→ **Work required**: The records underneath are to be repeated exactly, with the pictures left out.

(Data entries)
------------------------
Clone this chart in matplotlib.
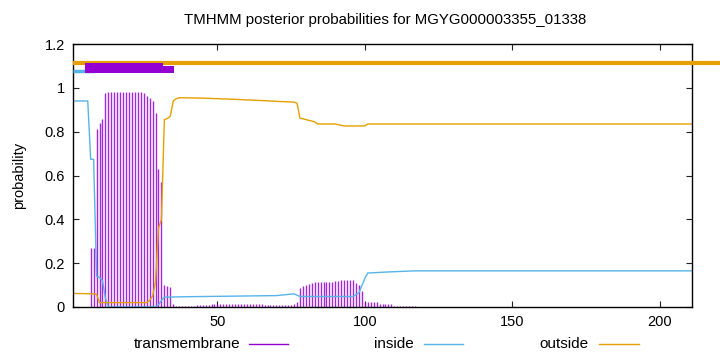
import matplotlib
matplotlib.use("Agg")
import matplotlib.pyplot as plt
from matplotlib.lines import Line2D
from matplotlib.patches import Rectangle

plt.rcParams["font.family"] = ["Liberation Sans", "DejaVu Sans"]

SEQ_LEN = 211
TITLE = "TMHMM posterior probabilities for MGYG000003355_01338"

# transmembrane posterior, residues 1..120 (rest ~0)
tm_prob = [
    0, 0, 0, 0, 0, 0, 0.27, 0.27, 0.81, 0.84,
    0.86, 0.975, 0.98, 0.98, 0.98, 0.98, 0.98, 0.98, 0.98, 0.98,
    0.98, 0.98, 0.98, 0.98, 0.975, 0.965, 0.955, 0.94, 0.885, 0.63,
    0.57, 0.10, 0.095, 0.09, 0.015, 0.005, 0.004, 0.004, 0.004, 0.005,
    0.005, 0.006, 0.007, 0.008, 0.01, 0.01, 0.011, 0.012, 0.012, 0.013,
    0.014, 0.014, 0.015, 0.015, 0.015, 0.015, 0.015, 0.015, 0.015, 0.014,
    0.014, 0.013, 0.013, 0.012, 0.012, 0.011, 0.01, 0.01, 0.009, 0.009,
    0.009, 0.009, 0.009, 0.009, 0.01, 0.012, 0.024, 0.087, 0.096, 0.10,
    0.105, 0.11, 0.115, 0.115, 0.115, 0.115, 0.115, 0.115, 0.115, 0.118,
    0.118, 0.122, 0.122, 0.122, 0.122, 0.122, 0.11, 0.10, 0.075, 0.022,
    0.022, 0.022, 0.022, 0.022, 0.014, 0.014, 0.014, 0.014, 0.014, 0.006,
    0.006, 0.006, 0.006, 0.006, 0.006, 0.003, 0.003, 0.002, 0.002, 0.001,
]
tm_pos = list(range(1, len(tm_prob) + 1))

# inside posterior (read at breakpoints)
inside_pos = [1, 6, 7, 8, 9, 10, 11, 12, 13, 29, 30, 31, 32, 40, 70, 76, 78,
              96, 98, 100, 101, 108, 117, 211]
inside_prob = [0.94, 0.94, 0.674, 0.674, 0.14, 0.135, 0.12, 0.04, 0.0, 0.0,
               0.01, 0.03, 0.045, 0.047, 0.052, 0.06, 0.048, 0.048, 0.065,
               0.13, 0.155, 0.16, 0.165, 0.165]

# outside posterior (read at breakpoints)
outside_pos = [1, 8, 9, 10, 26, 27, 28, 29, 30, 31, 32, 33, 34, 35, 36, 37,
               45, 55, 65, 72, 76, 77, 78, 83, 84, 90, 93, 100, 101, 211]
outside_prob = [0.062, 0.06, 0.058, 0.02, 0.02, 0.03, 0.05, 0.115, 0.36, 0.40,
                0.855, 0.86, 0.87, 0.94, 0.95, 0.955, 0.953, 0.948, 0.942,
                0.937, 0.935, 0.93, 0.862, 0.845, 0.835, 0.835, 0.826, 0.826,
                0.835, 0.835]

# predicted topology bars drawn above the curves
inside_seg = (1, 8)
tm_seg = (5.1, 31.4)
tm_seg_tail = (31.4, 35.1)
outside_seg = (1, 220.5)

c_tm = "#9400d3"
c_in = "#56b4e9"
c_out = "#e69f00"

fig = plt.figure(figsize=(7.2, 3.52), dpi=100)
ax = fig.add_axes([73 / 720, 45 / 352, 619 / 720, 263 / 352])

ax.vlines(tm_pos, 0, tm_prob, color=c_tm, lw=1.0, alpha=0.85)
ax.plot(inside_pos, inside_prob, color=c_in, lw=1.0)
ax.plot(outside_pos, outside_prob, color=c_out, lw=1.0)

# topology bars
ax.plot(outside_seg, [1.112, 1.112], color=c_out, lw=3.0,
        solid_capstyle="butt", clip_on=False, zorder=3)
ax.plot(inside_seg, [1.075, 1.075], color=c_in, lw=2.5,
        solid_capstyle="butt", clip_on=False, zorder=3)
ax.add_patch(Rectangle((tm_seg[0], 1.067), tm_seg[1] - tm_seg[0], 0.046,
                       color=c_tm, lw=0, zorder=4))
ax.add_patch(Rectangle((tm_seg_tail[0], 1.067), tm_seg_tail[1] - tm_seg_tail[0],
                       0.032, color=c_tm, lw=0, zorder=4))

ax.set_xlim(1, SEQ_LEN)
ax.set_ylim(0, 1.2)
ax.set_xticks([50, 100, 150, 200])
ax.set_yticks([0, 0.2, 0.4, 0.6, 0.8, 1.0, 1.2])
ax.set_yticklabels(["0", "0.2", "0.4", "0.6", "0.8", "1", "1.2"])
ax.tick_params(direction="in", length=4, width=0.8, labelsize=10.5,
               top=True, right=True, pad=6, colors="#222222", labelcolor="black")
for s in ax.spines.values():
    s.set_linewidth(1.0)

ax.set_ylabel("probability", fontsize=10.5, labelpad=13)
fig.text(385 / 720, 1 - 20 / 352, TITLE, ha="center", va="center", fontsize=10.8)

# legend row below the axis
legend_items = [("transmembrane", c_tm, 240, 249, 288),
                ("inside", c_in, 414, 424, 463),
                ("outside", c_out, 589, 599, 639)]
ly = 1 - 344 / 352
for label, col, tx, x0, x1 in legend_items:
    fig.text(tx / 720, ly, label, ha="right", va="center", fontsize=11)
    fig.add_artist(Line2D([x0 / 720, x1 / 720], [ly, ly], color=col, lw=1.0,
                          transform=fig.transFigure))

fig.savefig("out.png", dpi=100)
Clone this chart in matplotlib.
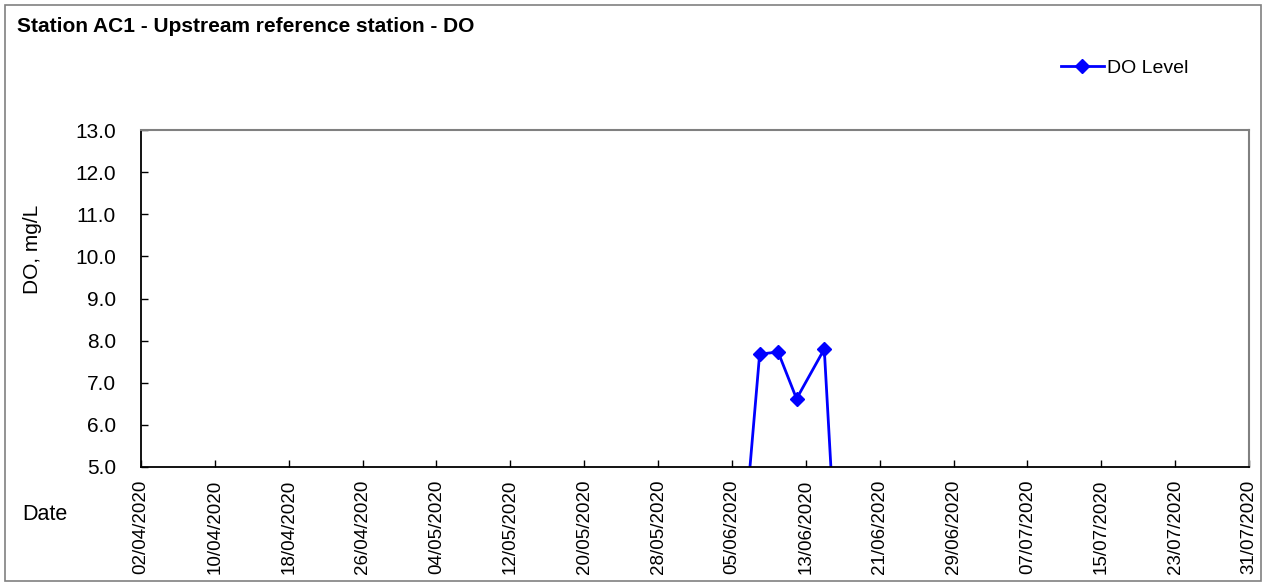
------------------------
→ **Response**:
Clone this chart in matplotlib.
import matplotlib
matplotlib.use("Agg")
import matplotlib.pyplot as plt
from matplotlib.lines import Line2D
from matplotlib.patches import Rectangle

plt.rcParams["font.family"] = ["Liberation Sans", "DejaVu Sans"]

SEQ_LEN = 211
TITLE = "TMHMM posterior probabilities for MGYG000003355_01338"

# transmembrane posterior, residues 1..120 (rest ~0)
tm_prob = [
    0, 0, 0, 0, 0, 0, 0.27, 0.27, 0.81, 0.84,
    0.86, 0.975, 0.98, 0.98, 0.98, 0.98, 0.98, 0.98, 0.98, 0.98,
    0.98, 0.98, 0.98, 0.98, 0.975, 0.965, 0.955, 0.94, 0.885, 0.63,
    0.57, 0.10, 0.095, 0.09, 0.015, 0.005, 0.004, 0.004, 0.004, 0.005,
    0.005, 0.006, 0.007, 0.008, 0.01, 0.01, 0.011, 0.012, 0.012, 0.013,
    0.014, 0.014, 0.015, 0.015, 0.015, 0.015, 0.015, 0.015, 0.015, 0.014,
    0.014, 0.013, 0.013, 0.012, 0.012, 0.011, 0.01, 0.01, 0.009, 0.009,
    0.009, 0.009, 0.009, 0.009, 0.01, 0.012, 0.024, 0.087, 0.096, 0.10,
    0.105, 0.11, 0.115, 0.115, 0.115, 0.115, 0.115, 0.115, 0.115, 0.118,
    0.118, 0.122, 0.122, 0.122, 0.122, 0.122, 0.11, 0.10, 0.075, 0.022,
    0.022, 0.022, 0.022, 0.022, 0.014, 0.014, 0.014, 0.014, 0.014, 0.006,
    0.006, 0.006, 0.006, 0.006, 0.006, 0.003, 0.003, 0.002, 0.002, 0.001,
]
tm_pos = list(range(1, len(tm_prob) + 1))

# inside posterior (read at breakpoints)
inside_pos = [1, 6, 7, 8, 9, 10, 11, 12, 13, 29, 30, 31, 32, 40, 70, 76, 78,
              96, 98, 100, 101, 108, 117, 211]
inside_prob = [0.94, 0.94, 0.674, 0.674, 0.14, 0.135, 0.12, 0.04, 0.0, 0.0,
               0.01, 0.03, 0.045, 0.047, 0.052, 0.06, 0.048, 0.048, 0.065,
               0.13, 0.155, 0.16, 0.165, 0.165]

# outside posterior (read at breakpoints)
outside_pos = [1, 8, 9, 10, 26, 27, 28, 29, 30, 31, 32, 33, 34, 35, 36, 37,
               45, 55, 65, 72, 76, 77, 78, 83, 84, 90, 93, 100, 101, 211]
outside_prob = [0.062, 0.06, 0.058, 0.02, 0.02, 0.03, 0.05, 0.115, 0.36, 0.40,
                0.855, 0.86, 0.87, 0.94, 0.95, 0.955, 0.953, 0.948, 0.942,
                0.937, 0.935, 0.93, 0.862, 0.845, 0.835, 0.835, 0.826, 0.826,
                0.835, 0.835]

# predicted topology bars drawn above the curves
inside_seg = (1, 8)
tm_seg = (5.1, 31.4)
tm_seg_tail = (31.4, 35.1)
outside_seg = (1, 220.5)

c_tm = "#9400d3"
c_in = "#56b4e9"
c_out = "#e69f00"

fig = plt.figure(figsize=(7.2, 3.52), dpi=100)
ax = fig.add_axes([73 / 720, 45 / 352, 619 / 720, 263 / 352])

ax.vlines(tm_pos, 0, tm_prob, color=c_tm, lw=1.0, alpha=0.85)
ax.plot(inside_pos, inside_prob, color=c_in, lw=1.0)
ax.plot(outside_pos, outside_prob, color=c_out, lw=1.0)

# topology bars
ax.plot(outside_seg, [1.112, 1.112], color=c_out, lw=3.0,
        solid_capstyle="butt", clip_on=False, zorder=3)
ax.plot(inside_seg, [1.075, 1.075], color=c_in, lw=2.5,
        solid_capstyle="butt", clip_on=False, zorder=3)
ax.add_patch(Rectangle((tm_seg[0], 1.067), tm_seg[1] - tm_seg[0], 0.046,
                       color=c_tm, lw=0, zorder=4))
ax.add_patch(Rectangle((tm_seg_tail[0], 1.067), tm_seg_tail[1] - tm_seg_tail[0],
                       0.032, color=c_tm, lw=0, zorder=4))

ax.set_xlim(1, SEQ_LEN)
ax.set_ylim(0, 1.2)
ax.set_xticks([50, 100, 150, 200])
ax.set_yticks([0, 0.2, 0.4, 0.6, 0.8, 1.0, 1.2])
ax.set_yticklabels(["0", "0.2", "0.4", "0.6", "0.8", "1", "1.2"])
ax.tick_params(direction="in", length=4, width=0.8, labelsize=10.5,
               top=True, right=True, pad=6, colors="#222222", labelcolor="black")
for s in ax.spines.values():
    s.set_linewidth(1.0)

ax.set_ylabel("probability", fontsize=10.5, labelpad=13)
fig.text(385 / 720, 1 - 20 / 352, TITLE, ha="center", va="center", fontsize=10.8)

# legend row below the axis
legend_items = [("transmembrane", c_tm, 240, 249, 288),
                ("inside", c_in, 414, 424, 463),
                ("outside", c_out, 589, 599, 639)]
ly = 1 - 344 / 352
for label, col, tx, x0, x1 in legend_items:
    fig.text(tx / 720, ly, label, ha="right", va="center", fontsize=11)
    fig.add_artist(Line2D([x0 / 720, x1 / 720], [ly, ly], color=col, lw=1.0,
                          transform=fig.transFigure))

fig.savefig("out.png", dpi=100)
Clone this chart in matplotlib.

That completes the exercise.